The Railway as a City-Builder
The core of the argument rests on the "railway-led urbanism" model. Unlike European or American systems that often operate in isolation, Japanese private railways own the land around their stations and the businesses on it. Works in Progress reports that companies like Tokyu don't just move people; they "consider ourselves a city-shaping company." The text illustrates this with a vivid list: a passenger can ride a Tokyu bus, live in a Tokyu house, work in a Tokyu office, and even spend their final days in a Tokyu retirement home.
This integration solves a fundamental economic problem in transit: capturing the value created by the infrastructure. "The railway can capture the value it creates for me by charging me a fare, but it cannot capture the value it creates for those at my destination," the piece explains. By owning the real estate, the railway captures the "positive spillover effects" of its own existence. This creates a "virtuous circle" where side businesses attract people to live on the corridor, which in turn reinforces the customer base for the trains.
"We create cities and then, as a utility facility, we add the stations and the railways to connect them one with another."
The article traces this back to pioneers like Hankyu Railways, whose founder built suburban housing and department stores before the tracks were even fully laid. This stands in sharp contrast to the fate of the American "interurbans," which the piece notes were "basically electric trams, but running between cities as well as within them." While the US network withered, Japan's equivalent lines evolved into a heavy-rail system that flourishes. The lesson here is that financial synergy between reliable fare revenue and profitable real estate can sustain a network without the massive state subsidies seen in Europe.
Liberal Zoning and the Art of Land Readjustment
A critical, often overlooked enabler of this system is Japan's liberal land-use regulation. The piece argues that the system works because "Japan has partly solved this problem by enabling railway companies to do a great deal beside running railways." This is facilitated by a standardized national zoning system that is far more permissive than Western counterparts. "The Japanese authorities did not intend or even desire dense urban centers, but they did not prevent them," the editors note, allowing density to emerge organically around stations.
The mechanism for this is "land readjustment," where a two-thirds agreement among residents and landowners allows for the replanning of an area, including compulsory land acquisition for infrastructure. This tool allowed the Tokyu corporation to execute the massive Den'en Toshi Line project, transforming a rural area into a corridor serving over 500,000 people. The piece highlights that "the history of the private railway companies could be written as a story of land readjustment projects."

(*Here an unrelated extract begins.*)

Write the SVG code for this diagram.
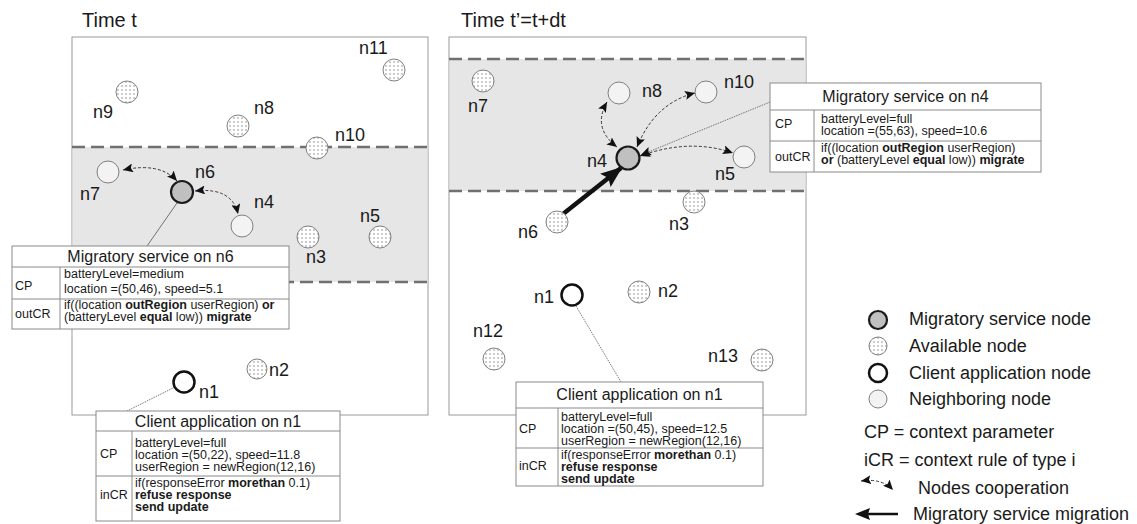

This context connects to the broader history of Japanese National Railways (JNR), which was privatized in the late 1980s and broken into regional monopolies. The current success of the private sector stands in contrast to the struggles of the state-run era, suggesting that the separation of infrastructure ownership from service provision, combined with commercial rights, is key. The article notes that core rail operations are profitable for every private company, but they usually account for only a "plurality or a small majority of revenue," with the rest coming from their diverse portfolios.
The Density Paradox
One of the most nuanced points in the coverage is the clarification of what makes Japanese cities suitable for rail. It is not, as some assume, a grid of high-rise apartments. "Japanese cities have the lowest residential density in Asia, and a plurality of the Japanese live in houses, usually detached ones," the piece observes. Instead, the magic lies in the "huge and hyperdense centers." The cores of Tokyo and Osaka are described as "vertical cities" with underground streets and shopping arcades that demand high-capacity transport.
This distinction matters for global replication. The piece warns that "rail-oriented cities must be structured like Chinese cities" is a false equivalence. The Japanese model relies on the extreme spatial efficiency of rail to move millions into small, dense downtowns, while allowing for lower-density suburbs. The article suggests that the "liberal zoning system" is the missing link in other nations, where rigid planning often prevents the necessary density from forming around transit hubs.
Bottom Line
The strongest part of this argument is its rejection of cultural fatalism in favor of a concrete, profit-driven business model that aligns infrastructure incentives with urban development. The piece's biggest vulnerability is the assumption that the specific legal mechanisms of "land readjustment" can be easily transplanted into legal systems with stronger private property rights and NIMBYism. Nevertheless, the verdict is clear: if you want a profitable, high-frequency rail network, you must let the railway companies build the city around the tracks.
"The Japanese love cars, but they take trains because they have the best railway system in the world."
The takeaway for the busy reader is that the secret to Japan's success isn't a mysterious national spirit, but a pragmatic policy that allows infrastructure providers to capture the economic value they create.